A block of data:
--- Start ---

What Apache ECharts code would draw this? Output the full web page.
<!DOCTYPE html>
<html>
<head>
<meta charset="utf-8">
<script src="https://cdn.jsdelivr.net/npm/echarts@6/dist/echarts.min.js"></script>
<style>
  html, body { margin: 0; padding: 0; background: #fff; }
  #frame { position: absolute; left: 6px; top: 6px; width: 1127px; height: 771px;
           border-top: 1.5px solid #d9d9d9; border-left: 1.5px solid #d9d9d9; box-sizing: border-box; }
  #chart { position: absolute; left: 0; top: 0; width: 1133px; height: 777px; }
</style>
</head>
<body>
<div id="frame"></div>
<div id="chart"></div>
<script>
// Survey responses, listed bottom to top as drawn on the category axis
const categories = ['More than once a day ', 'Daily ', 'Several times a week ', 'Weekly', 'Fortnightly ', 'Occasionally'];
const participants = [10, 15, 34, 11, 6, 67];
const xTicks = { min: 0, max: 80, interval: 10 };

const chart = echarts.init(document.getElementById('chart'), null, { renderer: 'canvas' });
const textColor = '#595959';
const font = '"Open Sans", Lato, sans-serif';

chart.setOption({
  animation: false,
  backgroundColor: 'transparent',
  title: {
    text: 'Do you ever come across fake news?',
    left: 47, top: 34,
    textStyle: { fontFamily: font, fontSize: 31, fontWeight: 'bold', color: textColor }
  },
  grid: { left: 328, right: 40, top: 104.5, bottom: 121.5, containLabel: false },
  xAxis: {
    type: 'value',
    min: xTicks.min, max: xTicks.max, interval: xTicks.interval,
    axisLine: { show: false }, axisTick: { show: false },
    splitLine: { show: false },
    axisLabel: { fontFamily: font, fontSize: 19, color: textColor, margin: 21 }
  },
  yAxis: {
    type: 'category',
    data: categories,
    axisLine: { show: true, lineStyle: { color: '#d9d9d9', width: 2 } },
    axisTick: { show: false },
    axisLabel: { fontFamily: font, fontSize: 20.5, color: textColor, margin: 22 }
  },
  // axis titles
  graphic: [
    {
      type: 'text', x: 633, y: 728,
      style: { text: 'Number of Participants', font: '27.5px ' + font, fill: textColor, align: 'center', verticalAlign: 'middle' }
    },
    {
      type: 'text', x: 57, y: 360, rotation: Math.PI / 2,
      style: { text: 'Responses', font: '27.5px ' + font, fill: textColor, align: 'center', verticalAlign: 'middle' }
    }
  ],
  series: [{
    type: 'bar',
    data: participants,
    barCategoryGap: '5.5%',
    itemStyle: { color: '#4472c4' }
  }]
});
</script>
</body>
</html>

--- End ---
--- Start ---

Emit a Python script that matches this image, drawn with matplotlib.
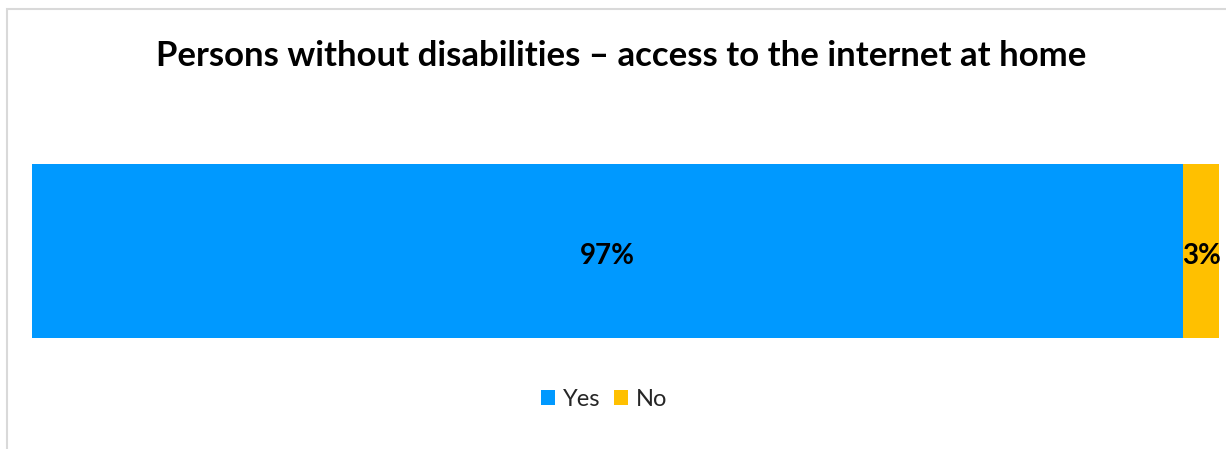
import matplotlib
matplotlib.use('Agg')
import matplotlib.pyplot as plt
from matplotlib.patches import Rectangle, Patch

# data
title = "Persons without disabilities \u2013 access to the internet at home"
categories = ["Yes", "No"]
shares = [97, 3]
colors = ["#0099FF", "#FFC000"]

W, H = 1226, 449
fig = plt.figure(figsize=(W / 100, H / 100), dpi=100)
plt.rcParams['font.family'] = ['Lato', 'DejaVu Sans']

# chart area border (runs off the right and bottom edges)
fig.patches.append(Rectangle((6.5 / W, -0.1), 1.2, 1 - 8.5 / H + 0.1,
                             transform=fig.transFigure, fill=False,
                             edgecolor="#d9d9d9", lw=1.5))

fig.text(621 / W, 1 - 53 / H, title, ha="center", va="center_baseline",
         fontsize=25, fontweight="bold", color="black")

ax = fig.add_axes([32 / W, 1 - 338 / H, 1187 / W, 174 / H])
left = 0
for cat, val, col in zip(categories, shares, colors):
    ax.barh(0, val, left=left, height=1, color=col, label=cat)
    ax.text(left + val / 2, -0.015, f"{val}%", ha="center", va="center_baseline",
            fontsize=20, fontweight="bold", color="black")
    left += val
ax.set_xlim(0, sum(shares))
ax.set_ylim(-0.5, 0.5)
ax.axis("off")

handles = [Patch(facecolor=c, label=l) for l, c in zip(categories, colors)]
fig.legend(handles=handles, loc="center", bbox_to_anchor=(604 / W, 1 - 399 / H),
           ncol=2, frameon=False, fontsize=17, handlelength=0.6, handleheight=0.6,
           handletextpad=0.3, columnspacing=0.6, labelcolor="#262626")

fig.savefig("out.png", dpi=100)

--- End ---

Your task
Report back each line of the entries that holds the string "this".

Exercise answer
What Apache ECharts code would draw this? Output the full web page.
Emit a Python script that matches this image, drawn with matplotlib.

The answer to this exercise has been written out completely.